Watts, Alan – An LSD experience with Dr Oscar Janiger
Type of Spiritual Experience
A description of the experience
Internet article – Dr Oscar Janiger and the Multidisciplinary Association for Psychedelic Studies (MAPS) project
Dr. Oscar Janiger was one of the pioneers in the field studying the relationship between LSD and creativity. To ensure the comfort of his subjects during their LSD excursions, Janiger had rented a small house in the mid-Wilshire district. In one room he set up his regular psychiatric practice. In an adjacent room, furnished with a couch, a bed and a swanky hi-fi system, he conducted his LSD study.
In the enclosed back yard, he installed a garden, to give his experimental trippers a safe outdoor haven to explore. "So many of the studies prior to mine were done in hospital rooms, restricted environments," Janiger recalls, "and I thought that my study might be benefited by a naturalistic environment."
Though Janiger held an associate professorship in the Psychology Department at the California College of Medicine (later to become the University of California at Irvine), he funded the study himself by charging a $20 fee for the experience. Sandoz Laboratories, the Swiss pharmaceutical company that "discovered" LSD, supplied the drug free of charge. In return, Janiger agreed to keep Sandoz informed about the results of his experiments. Unlike many other researchers and major universities, he never accepted funding — covert or overt — from the CIA or the military.
Janiger’s research would represent a significant departure from the orthodox thinking about LSD. Up until then, most academics had classified the drug as a "psychotomimetic" agent — a substance that produces a state of temporary insanity; if LSD could create dissociative states that mirrored schizophrenia, the thinking went, the drug was ideally suited to the study of the chemical and biological causes of mental illness................
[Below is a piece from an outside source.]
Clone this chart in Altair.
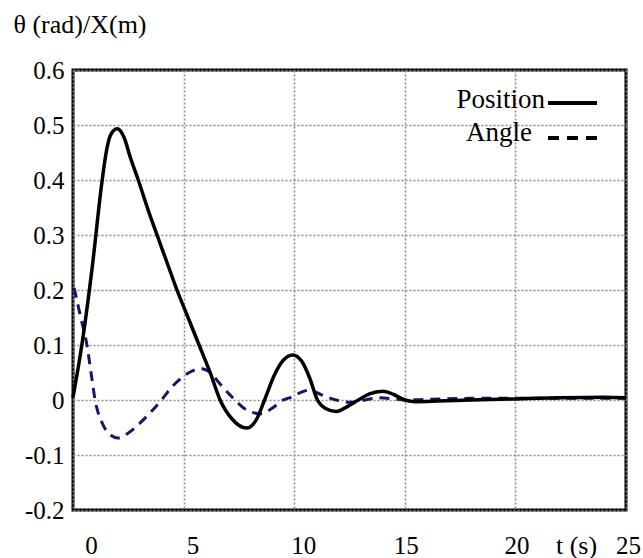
import altair as alt
import pandas as pd

# ---- data ----
pos_t = [0, 0.4, 0.85, 1.32, 1.5, 1.7, 2.0, 2.3, 2.6, 2.95, 3.4, 3.8,
         4.25, 4.7, 5.2, 5.7, 6.2, 6.65, 7.2, 7.85, 8.3, 8.66, 9.1, 9.5, 9.93, 10.35,
         10.7, 11.05, 11.4, 11.9, 12.4, 12.9, 13.4, 14.0, 14.5, 15.0, 15.5, 16.5, 18,
         20, 22, 24, 25]
pos_y = [0.005, 0.1, 0.235, 0.4, 0.45, 0.482, 0.493, 0.478, 0.44, 0.40,
         0.345, 0.30, 0.25, 0.20, 0.15, 0.10, 0.05, 0.0, -0.035, -0.051, -0.035, 0.0,
         0.045, 0.072, 0.082, 0.07, 0.04, 0.0, -0.015, -0.021, -0.012, 0.0, 0.011,
         0.016, 0.01, 0.0, -0.003, -0.002, 0.0, 0.002, 0.004, 0.005, 0.004]

ang_t = [0.05, 0.35, 0.63, 0.85, 1.0, 1.3, 1.6, 2.03, 2.5, 3.0, 3.47, 4.0, 4.5, 4.96,
         5.4, 5.8, 6.2, 6.63, 7.2, 7.85, 8.5, 9.0, 9.5, 9.93, 10.3, 10.7, 11.2, 11.9,
         12.5, 13.2, 13.8, 14.5, 15.0, 16, 18, 20, 22, 25]
ang_y = [0.204, 0.15, 0.1, 0.04, 0.0, -0.04, -0.06, -0.069, -0.06, -0.043, -0.024, 0.0,
         0.025, 0.042, 0.053, 0.057, 0.05, 0.03, 0.005, -0.018, -0.025, -0.015, 0.0,
         0.006, 0.014, 0.018, 0.01, 0.0, -0.004, 0.0, 0.004, 0.002, 0.0, 0.001, 0.003,
         0.003, 0.003, 0.003]

x_ticks = [0, 5, 10, 15, 20, 25]
y_ticks = [-0.2, -0.1, 0, 0.1, 0.2, 0.3, 0.4, 0.5, 0.6]

legend_names = ["Position", "Angle"]

FONT = "Liberation Serif"

pos_df = pd.DataFrame({"t": pos_t, "v": pos_y})
ang_df = pd.DataFrame({"t": ang_t, "v": ang_y})

x_scale = alt.Scale(domain=[0, 25], nice=False, zero=False)
y_scale = alt.Scale(domain=[-0.2, 0.6], nice=False, zero=False)

x_axis = alt.Axis(
    values=x_ticks, title="t (s)", grid=True, ticks=False, tickSize=0, domain=False,
    labelBaseline="alphabetic", labelPadding=43, labelFlush=False,
    labelOffset={"condition": [
        {"test": "datum.value == 0", "value": 18},
        {"test": "datum.value == 5", "value": 9},
        {"test": "datum.value == 10", "value": 9},
        {"test": "datum.value == 25", "value": 2},
    ], "value": 1},
    titleX=503, titleY=43, titleBaseline="alphabetic", titleAlign="center",
)
y_axis = alt.Axis(
    values=y_ticks, title="θ (rad)/X(m)", grid=True, ticks=False, tickSize=0, domain=False,
    labelPadding=9, labelFlush=False,
    labelExpr="datum.value == 0 ? '0\u00a0\u00a0' : replace(format(datum.value, '.1f'), '\u2212', '-')",
    titleAngle=0, titleX=-60, titleY=-38, titleAlign="left", titleBaseline="alphabetic",
)

angle_line = alt.Chart(ang_df).mark_line(
    color="#16166a", strokeWidth=3, strokeDash=[10, 7], interpolate="monotone"
).encode(
    x=alt.X("t:Q", scale=x_scale, axis=x_axis),
    y=alt.Y("v:Q", scale=y_scale, axis=y_axis),
)

pos_line = alt.Chart(pos_df).mark_line(
    color="black", strokeWidth=3.5, interpolate="monotone"
).encode(
    x=alt.X("t:Q", scale=x_scale, axis=x_axis),
    y=alt.Y("v:Q", scale=y_scale, axis=y_axis),
)

# manual legend (text left of sample line)
leg_pos_text = alt.Chart(pd.DataFrame({"name": [legend_names[0]]})).mark_text(
    font=FONT, fontSize=27, align="right", baseline="alphabetic", color="black"
).encode(text="name:N", x=alt.value(472), y=alt.value(38))
leg_pos_line = alt.Chart(pd.DataFrame({"name": [legend_names[0]]})).mark_rule(
    color="black", strokeWidth=4
).encode(x=alt.value(475), x2=alt.value(524), y=alt.value(33))
leg_ang_text = alt.Chart(pd.DataFrame({"name": [legend_names[1]]})).mark_text(
    font=FONT, fontSize=27, align="right", baseline="alphabetic", color="black"
).encode(text="name:N", x=alt.value(459), y=alt.value(71))
leg_ang_line = alt.Chart(pd.DataFrame({"name": [legend_names[1]]})).mark_rule(
    color="black", strokeWidth=4, strokeDash=[11, 8]
).encode(x=alt.value(475), x2=alt.value(524), y=alt.value(68))

chart = alt.layer(
    angle_line, pos_line, leg_pos_text, leg_pos_line, leg_ang_text, leg_ang_line
).properties(
    width=553, height=440,
    padding={"left": 73, "top": 70, "right": 17, "bottom": 48},
    autosize="none",
    background="white",
).configure_view(
    stroke="black", strokeWidth=3
).configure_axis(
    labelFont=FONT, labelFontSize=25, labelColor="black",
    titleFont=FONT, titleFontSize=26, titleFontWeight="normal", titleColor="black",
    gridColor="#8c8c8c", gridDash=[2, 2], gridWidth=1.6,
)

chart.save("out.html", embed_options={"renderer": "svg", "actions": False})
Alan Watts compared his trip somewhat unfavorably to the rare mystical experiences he had undergone earlier in his life. Those events, which weren’t catalyzed by drugs,
"just didn’t feel like the LSD experience," he wrote. "They were very much more convincing. They seemed to be more a matter of insight than perception. They changed the meaning of experience rather than experience, and although modification of pure meaning was so much a part of LSD, it didn’t happen in the same way. LSD seemed to complicate meaning rather than simplify it. It gave the sense of indescribable complexity rather than indescribable simplicity. For this reason it did not seem to be a particularly liberating experience. It was fascinating rather than illuminating, and felt more like the statement of a complex problem than its solution."
An inclination to "break wind" was inhibited by the fear that it might turn into a multi-dimensional faux pas, reverberating uncontrollably through this Riemannian cosmos!